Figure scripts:
================

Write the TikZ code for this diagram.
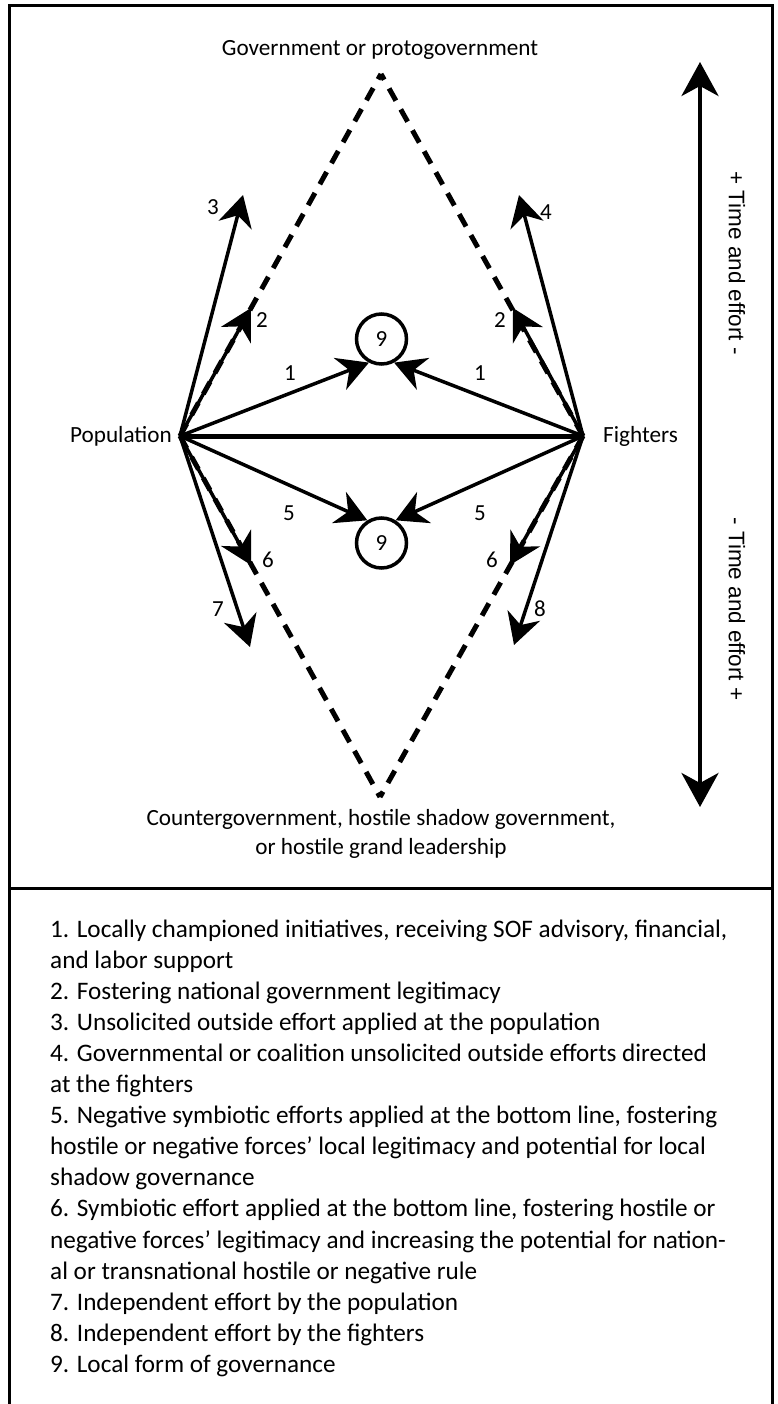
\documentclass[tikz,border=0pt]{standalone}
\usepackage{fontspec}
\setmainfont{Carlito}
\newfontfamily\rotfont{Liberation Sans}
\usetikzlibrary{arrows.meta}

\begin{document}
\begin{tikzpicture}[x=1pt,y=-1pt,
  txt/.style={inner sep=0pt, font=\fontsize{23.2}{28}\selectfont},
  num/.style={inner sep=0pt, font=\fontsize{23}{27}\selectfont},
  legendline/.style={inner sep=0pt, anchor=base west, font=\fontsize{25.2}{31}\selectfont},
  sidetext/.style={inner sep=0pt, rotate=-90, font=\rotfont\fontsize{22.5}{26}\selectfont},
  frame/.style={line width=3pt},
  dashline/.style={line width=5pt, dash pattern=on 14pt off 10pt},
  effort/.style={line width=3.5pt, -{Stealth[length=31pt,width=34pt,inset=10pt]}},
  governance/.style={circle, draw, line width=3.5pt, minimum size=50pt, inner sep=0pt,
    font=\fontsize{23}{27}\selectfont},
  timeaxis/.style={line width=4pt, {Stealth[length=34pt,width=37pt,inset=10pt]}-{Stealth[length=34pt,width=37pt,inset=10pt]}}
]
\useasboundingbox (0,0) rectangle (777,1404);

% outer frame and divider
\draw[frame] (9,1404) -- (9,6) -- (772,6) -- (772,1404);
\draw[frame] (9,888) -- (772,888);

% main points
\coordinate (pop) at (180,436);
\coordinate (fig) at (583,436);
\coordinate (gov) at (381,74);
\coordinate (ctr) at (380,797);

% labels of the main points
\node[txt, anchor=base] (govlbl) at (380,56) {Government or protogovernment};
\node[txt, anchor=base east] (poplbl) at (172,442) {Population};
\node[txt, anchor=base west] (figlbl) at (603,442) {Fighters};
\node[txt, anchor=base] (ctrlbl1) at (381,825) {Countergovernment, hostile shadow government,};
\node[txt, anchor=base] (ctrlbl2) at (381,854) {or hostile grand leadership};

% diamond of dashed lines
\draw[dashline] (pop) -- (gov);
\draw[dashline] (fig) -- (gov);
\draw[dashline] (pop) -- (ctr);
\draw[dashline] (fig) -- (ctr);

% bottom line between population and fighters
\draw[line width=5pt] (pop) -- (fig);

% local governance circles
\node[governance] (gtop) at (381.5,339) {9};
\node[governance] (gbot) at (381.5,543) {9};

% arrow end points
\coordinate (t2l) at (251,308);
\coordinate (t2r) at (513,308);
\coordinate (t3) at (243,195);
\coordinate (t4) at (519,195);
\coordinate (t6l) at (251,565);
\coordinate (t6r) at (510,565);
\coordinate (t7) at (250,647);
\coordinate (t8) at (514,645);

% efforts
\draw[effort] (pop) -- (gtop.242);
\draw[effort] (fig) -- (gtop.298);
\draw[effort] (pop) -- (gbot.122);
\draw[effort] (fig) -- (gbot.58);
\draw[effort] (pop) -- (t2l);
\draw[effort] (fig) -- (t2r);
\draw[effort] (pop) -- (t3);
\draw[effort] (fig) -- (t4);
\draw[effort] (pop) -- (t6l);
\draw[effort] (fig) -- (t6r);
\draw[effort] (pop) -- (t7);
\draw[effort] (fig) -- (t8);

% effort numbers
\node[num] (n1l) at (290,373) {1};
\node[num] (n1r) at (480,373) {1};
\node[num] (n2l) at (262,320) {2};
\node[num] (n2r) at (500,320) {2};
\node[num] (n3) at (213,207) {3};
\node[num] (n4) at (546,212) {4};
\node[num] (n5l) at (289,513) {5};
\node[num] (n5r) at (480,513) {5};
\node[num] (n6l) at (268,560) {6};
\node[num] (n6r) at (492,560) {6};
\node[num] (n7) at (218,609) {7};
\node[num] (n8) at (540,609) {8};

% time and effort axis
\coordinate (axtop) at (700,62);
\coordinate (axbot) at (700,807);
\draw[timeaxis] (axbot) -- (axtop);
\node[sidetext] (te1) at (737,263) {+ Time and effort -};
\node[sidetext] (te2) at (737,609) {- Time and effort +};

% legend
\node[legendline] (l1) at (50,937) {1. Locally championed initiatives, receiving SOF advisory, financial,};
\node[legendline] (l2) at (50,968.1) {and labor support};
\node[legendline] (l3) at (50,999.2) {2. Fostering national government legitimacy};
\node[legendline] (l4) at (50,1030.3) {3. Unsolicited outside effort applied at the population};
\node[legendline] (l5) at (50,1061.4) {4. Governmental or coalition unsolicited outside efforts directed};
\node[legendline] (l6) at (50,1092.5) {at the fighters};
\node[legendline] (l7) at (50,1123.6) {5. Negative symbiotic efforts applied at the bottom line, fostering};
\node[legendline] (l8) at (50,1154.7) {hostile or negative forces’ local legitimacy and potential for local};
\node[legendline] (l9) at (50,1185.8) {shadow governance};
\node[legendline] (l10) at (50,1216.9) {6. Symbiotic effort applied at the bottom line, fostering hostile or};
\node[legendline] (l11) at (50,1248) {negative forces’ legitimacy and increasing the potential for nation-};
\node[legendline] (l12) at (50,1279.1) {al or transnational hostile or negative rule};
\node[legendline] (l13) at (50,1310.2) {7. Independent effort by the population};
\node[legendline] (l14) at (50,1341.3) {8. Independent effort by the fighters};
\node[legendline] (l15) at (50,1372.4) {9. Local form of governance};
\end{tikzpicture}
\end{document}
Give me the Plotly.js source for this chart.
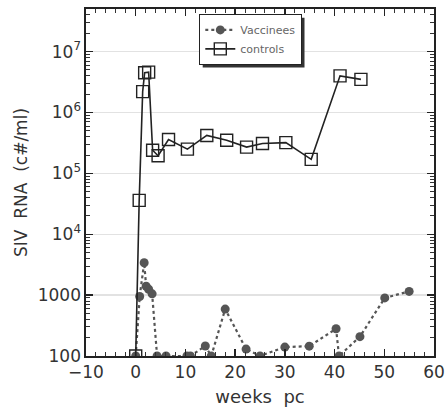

================

**What to work on**. Display every line of the listing that contains the string "this".

**Reply**.
Write the TikZ code for this diagram.
Give me the Plotly.js source for this chart.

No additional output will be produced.